◆ **Goal of the exercise**
Only the lines from the start of the data through the line with "Sans Narrow','Roboto Condensed','Arial" belong in the copy. Restate them word for word, minus the pictures.

Dataset entries
▼

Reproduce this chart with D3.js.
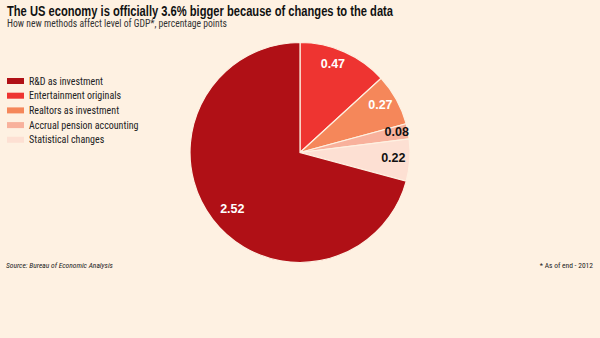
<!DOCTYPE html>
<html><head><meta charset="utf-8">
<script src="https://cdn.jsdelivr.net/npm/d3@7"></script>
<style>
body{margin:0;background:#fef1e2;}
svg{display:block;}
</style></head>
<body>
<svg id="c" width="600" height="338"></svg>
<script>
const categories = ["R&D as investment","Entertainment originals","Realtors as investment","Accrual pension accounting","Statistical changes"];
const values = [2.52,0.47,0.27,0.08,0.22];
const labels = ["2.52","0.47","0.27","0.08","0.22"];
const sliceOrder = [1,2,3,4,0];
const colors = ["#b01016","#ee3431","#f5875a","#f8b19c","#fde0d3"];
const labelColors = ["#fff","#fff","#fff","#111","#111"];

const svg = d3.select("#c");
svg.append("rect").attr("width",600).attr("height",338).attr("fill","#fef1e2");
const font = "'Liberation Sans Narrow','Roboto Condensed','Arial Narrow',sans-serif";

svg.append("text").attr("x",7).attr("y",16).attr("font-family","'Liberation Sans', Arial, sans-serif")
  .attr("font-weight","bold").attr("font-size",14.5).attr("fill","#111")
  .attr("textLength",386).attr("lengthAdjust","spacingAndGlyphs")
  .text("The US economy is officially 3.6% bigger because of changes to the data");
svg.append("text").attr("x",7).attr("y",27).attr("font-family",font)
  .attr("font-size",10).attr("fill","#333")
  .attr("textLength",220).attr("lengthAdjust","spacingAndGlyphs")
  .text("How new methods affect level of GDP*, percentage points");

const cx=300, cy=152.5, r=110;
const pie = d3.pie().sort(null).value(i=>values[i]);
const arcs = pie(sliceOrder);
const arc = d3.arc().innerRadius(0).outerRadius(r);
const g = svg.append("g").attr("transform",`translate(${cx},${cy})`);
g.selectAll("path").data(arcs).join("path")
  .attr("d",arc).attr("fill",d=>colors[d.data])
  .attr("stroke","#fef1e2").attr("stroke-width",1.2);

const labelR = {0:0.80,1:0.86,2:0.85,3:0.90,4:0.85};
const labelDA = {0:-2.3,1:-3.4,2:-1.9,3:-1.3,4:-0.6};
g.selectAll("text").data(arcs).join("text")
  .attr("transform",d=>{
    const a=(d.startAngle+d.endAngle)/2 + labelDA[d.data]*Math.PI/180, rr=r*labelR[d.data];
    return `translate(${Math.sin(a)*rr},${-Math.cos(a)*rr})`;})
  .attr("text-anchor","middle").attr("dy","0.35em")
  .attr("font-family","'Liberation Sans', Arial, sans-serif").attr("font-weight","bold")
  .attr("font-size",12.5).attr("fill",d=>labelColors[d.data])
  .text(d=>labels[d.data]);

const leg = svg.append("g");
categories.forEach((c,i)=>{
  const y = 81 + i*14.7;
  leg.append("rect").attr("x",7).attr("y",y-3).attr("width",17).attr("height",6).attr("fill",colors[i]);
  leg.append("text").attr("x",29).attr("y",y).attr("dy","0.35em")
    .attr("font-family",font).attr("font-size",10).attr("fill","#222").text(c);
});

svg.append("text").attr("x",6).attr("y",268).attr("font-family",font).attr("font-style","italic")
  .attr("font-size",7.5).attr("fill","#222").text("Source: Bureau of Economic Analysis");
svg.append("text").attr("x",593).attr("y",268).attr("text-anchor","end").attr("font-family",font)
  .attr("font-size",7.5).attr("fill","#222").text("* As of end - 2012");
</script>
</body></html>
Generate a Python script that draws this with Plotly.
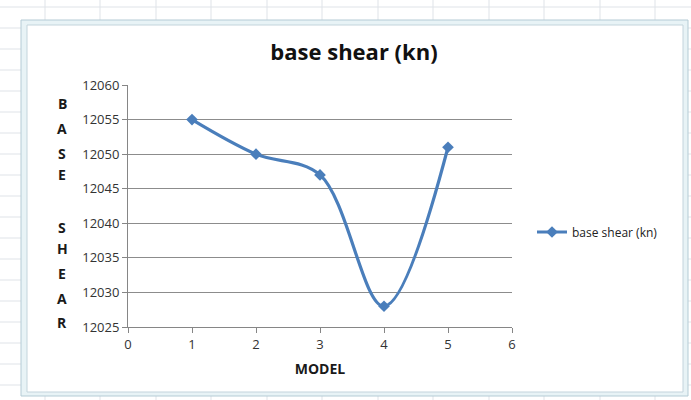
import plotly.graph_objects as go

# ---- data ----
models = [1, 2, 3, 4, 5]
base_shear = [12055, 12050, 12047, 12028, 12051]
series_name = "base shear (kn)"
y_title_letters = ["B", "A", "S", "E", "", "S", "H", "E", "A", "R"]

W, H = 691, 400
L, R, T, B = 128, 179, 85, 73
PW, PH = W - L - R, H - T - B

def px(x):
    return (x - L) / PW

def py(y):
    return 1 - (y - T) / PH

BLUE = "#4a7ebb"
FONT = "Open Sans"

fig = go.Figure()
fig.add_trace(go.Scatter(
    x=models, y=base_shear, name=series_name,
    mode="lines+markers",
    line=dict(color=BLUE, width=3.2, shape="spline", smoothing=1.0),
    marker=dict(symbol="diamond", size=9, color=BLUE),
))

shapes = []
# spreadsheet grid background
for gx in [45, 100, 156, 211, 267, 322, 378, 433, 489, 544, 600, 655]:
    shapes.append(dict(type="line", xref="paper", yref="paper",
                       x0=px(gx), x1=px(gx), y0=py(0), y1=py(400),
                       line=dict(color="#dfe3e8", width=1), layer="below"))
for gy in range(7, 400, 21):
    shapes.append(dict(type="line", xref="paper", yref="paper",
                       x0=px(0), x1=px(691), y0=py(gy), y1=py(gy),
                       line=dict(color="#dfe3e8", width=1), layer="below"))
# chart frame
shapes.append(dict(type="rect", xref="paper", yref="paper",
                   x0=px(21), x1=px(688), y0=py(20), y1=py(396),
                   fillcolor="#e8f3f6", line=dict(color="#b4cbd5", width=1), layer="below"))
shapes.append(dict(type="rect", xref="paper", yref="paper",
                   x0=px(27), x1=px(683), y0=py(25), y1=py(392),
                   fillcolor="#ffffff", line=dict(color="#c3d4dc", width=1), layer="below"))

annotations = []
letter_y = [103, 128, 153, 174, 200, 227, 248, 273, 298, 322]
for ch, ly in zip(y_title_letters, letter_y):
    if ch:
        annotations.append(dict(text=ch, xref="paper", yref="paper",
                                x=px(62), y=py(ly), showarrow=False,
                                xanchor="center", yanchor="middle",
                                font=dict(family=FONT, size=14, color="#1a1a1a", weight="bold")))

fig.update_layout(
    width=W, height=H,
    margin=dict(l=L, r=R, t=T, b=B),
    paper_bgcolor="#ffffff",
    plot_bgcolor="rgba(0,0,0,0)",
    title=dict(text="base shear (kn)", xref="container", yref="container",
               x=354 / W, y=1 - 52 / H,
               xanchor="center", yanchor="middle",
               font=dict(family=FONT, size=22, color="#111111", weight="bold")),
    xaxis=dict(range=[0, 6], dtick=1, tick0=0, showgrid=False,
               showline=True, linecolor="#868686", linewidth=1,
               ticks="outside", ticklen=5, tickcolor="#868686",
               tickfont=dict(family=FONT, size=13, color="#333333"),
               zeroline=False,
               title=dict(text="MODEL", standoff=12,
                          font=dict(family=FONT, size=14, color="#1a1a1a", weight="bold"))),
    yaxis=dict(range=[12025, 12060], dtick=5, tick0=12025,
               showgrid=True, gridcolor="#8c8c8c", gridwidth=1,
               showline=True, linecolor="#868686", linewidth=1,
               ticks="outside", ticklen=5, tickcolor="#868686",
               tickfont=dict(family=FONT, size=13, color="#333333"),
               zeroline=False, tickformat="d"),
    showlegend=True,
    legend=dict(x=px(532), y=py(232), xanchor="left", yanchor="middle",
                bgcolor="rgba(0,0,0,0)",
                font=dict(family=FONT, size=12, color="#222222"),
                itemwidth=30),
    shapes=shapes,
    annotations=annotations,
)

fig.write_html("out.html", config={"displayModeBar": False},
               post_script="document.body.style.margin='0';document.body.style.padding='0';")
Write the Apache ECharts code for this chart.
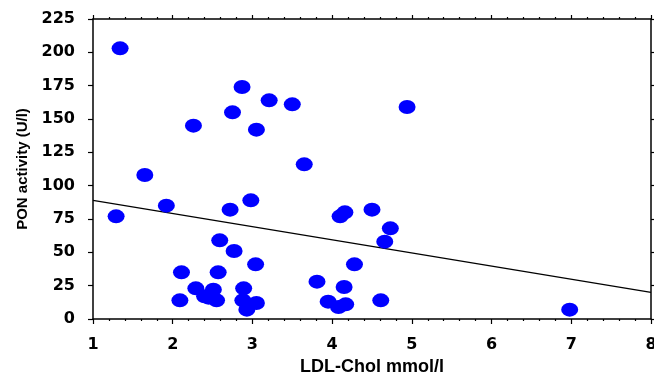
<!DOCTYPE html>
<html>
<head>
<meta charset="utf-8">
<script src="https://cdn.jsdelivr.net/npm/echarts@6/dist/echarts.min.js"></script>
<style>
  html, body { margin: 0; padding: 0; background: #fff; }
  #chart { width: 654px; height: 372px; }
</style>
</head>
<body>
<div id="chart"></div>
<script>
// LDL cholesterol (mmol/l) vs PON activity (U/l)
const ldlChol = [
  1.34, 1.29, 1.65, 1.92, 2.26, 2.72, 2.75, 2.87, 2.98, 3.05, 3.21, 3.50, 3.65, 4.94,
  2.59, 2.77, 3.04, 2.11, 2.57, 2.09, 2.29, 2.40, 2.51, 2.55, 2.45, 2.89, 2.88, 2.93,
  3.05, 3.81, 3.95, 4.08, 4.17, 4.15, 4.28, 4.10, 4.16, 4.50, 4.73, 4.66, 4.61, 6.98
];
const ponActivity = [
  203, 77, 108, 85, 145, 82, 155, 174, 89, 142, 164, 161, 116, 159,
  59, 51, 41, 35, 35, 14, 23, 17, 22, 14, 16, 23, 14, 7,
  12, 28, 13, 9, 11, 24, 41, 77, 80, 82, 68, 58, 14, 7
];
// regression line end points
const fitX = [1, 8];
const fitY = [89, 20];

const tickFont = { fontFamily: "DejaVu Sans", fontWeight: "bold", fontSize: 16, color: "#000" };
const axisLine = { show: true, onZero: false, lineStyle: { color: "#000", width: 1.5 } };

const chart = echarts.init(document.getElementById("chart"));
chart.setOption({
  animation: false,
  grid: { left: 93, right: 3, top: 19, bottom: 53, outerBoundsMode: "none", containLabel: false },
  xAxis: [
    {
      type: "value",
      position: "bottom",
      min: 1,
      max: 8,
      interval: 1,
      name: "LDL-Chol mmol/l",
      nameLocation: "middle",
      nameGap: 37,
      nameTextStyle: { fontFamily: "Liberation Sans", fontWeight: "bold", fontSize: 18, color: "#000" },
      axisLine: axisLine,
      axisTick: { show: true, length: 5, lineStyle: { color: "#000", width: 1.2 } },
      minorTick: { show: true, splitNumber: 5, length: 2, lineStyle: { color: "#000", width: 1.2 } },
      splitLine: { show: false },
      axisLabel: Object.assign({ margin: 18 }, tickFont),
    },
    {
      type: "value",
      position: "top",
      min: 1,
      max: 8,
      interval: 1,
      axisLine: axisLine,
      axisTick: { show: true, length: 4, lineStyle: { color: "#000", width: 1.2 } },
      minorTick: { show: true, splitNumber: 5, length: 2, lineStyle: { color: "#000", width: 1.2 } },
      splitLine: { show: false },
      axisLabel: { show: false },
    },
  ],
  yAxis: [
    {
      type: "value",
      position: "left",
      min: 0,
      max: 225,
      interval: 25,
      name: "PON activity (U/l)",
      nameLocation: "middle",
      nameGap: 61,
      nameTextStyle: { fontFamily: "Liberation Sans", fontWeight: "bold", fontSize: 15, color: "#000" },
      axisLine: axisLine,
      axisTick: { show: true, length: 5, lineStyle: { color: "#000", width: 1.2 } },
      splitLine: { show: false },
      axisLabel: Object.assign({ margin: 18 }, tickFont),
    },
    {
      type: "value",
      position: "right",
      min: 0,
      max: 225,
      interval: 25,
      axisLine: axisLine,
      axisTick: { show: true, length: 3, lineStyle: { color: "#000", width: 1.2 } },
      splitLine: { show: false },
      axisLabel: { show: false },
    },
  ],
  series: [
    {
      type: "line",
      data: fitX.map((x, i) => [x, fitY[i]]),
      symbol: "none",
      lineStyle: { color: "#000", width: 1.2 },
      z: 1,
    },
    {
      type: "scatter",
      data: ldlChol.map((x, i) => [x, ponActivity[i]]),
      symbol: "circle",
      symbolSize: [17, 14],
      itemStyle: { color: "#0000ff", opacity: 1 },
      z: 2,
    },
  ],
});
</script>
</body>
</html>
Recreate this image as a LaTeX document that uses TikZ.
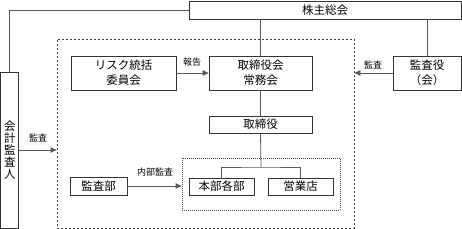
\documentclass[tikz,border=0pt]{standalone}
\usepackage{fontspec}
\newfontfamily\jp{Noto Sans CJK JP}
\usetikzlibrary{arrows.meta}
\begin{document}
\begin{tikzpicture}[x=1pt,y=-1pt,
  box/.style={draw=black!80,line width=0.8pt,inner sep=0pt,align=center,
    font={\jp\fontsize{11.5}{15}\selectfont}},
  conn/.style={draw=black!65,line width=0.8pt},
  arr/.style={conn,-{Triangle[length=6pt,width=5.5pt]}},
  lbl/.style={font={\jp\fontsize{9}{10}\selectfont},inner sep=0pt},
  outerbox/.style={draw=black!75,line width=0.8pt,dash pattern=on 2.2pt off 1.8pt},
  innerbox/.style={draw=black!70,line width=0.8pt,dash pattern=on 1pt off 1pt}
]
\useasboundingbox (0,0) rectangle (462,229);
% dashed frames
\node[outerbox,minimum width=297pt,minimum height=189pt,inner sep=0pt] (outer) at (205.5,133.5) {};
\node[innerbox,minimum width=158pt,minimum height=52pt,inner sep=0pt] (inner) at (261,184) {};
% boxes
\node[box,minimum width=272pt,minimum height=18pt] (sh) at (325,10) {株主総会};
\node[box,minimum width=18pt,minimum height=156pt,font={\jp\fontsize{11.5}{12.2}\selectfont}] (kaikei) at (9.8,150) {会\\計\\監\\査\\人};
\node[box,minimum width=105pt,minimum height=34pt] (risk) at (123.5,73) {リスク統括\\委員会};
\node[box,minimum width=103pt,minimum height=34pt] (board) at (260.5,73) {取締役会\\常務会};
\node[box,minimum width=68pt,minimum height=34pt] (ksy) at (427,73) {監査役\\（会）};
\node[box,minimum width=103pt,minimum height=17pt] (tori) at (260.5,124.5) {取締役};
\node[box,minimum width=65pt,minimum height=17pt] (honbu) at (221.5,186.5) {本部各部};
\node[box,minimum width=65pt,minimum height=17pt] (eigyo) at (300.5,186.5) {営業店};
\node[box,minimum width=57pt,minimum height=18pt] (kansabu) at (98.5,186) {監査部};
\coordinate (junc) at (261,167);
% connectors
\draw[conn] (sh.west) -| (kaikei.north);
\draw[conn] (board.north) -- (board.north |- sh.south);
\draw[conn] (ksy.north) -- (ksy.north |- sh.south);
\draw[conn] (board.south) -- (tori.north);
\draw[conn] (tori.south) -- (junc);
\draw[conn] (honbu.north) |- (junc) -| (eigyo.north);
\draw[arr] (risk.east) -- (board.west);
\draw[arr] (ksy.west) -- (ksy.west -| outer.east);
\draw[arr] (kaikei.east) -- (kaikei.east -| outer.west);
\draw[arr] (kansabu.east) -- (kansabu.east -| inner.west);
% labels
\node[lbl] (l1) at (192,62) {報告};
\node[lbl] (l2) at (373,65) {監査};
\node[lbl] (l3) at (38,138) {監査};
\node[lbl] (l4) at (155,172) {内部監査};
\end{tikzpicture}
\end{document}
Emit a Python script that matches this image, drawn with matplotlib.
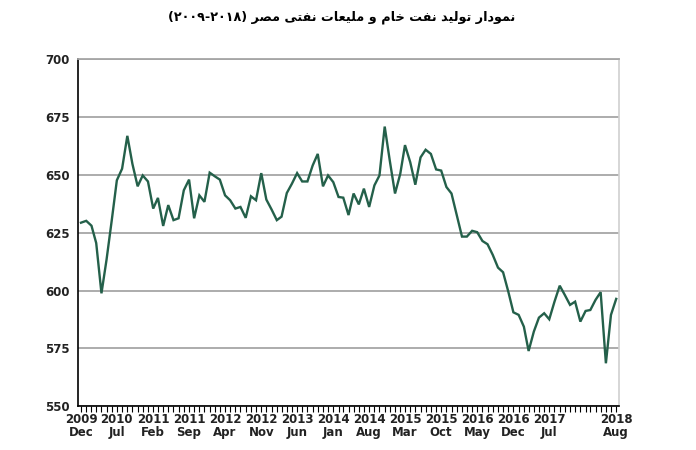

▲

◆ **Solution for this problem**
Reproduce this chart with D3.js.
<!DOCTYPE html>
<html><head><meta charset="utf-8">
<script src="https://cdn.jsdelivr.net/npm/d3@7"></script>
<style>
body{margin:0;background:#fef1e2;}
svg{display:block;}
</style></head>
<body>
<svg id="c" width="600" height="338"></svg>
<script>
const categories = ["R&D as investment","Entertainment originals","Realtors as investment","Accrual pension accounting","Statistical changes"];
const values = [2.52,0.47,0.27,0.08,0.22];
const labels = ["2.52","0.47","0.27","0.08","0.22"];
const sliceOrder = [1,2,3,4,0];
const colors = ["#b01016","#ee3431","#f5875a","#f8b19c","#fde0d3"];
const labelColors = ["#fff","#fff","#fff","#111","#111"];

const svg = d3.select("#c");
svg.append("rect").attr("width",600).attr("height",338).attr("fill","#fef1e2");
const font = "'Liberation Sans Narrow','Roboto Condensed','Arial Narrow',sans-serif";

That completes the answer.